New Interleaving Constructions of Asymptotically Optimal Periodic Quasi-Complementary Sequence Sets

TL;DR

This paper introduces new interleaving methods and direct constructions for asymptotically optimal periodic quasi-complementary sequence sets, enhancing their flexibility and practical applicability in communication systems.

Contribution

It presents a novel insight linking asymptotically optimal sequence sets to QCSS construction via interleaving, and proposes two new direct, flexible constructions without interleaving.

Findings

Seven examples of QCSSs constructed using the interleaving method.

Two new direct constructions of asymptotically optimal QCSSs with flexible parameters.

The constructions utilize group theory and finite field characters.

Abstract

The correlation properties of sequences form a focal point in the design of multiple access systems of communications. Such a system must be able to serve a number of simultaneous users while keeping interference low. A popular choice for the set of sequences to deploy is the quasi-complementary sequence set (QCSS). Its large set size enables the system to accommodate a lot of users. The set has low nontrivial correlation magnitudes within a zone around the origin. This keeps undue interference among users under control. A QCSS performs better than the perfect complementary sequence set (PCSS) does in schemes with fractional delays. The optimality of a set of periodic sequences is measured by its maximum periodic correlation magnitude, for which there is an established lower bound to aim at. For a fixed period, optimal sets are known only for very restricted parameters. Efforts have therefore been centered around the constructions of asymptotically optimal sets.

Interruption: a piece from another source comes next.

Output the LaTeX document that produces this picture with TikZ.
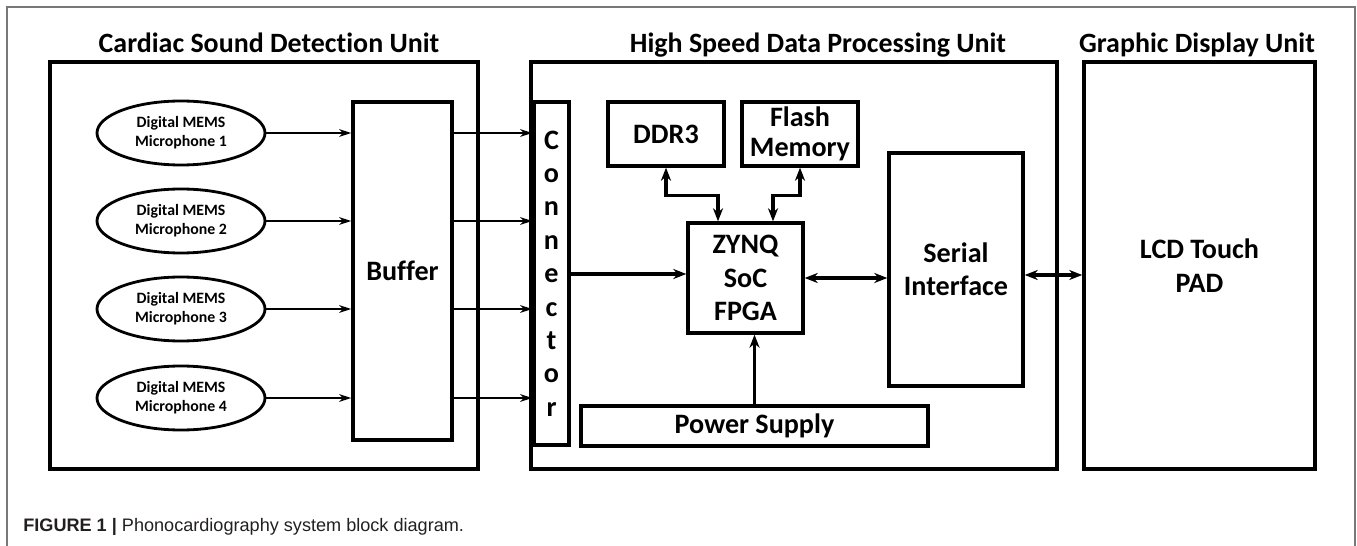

Their periods are allowed to be as large as sufficient to establish optimality. In this paper we share an insight that a sequence set that asymptotically attains the Welch bound generates an asymptotically optimal periodic QCSS by interleaving. One can simply use known families of such sequence sets to construct the desired QCSSs. Seven families of QCSSs with specific parameters are shown as examples of this general construction. We build upon the insight to propose two new direct constructions of asymptotically optimal QCSSs with very flexible parameters without interleaving. The flexibility enhances their appeal for practical implementation. The mathematical tools come from the theory of groups in the form of additive and multiplicative characters of finite fields.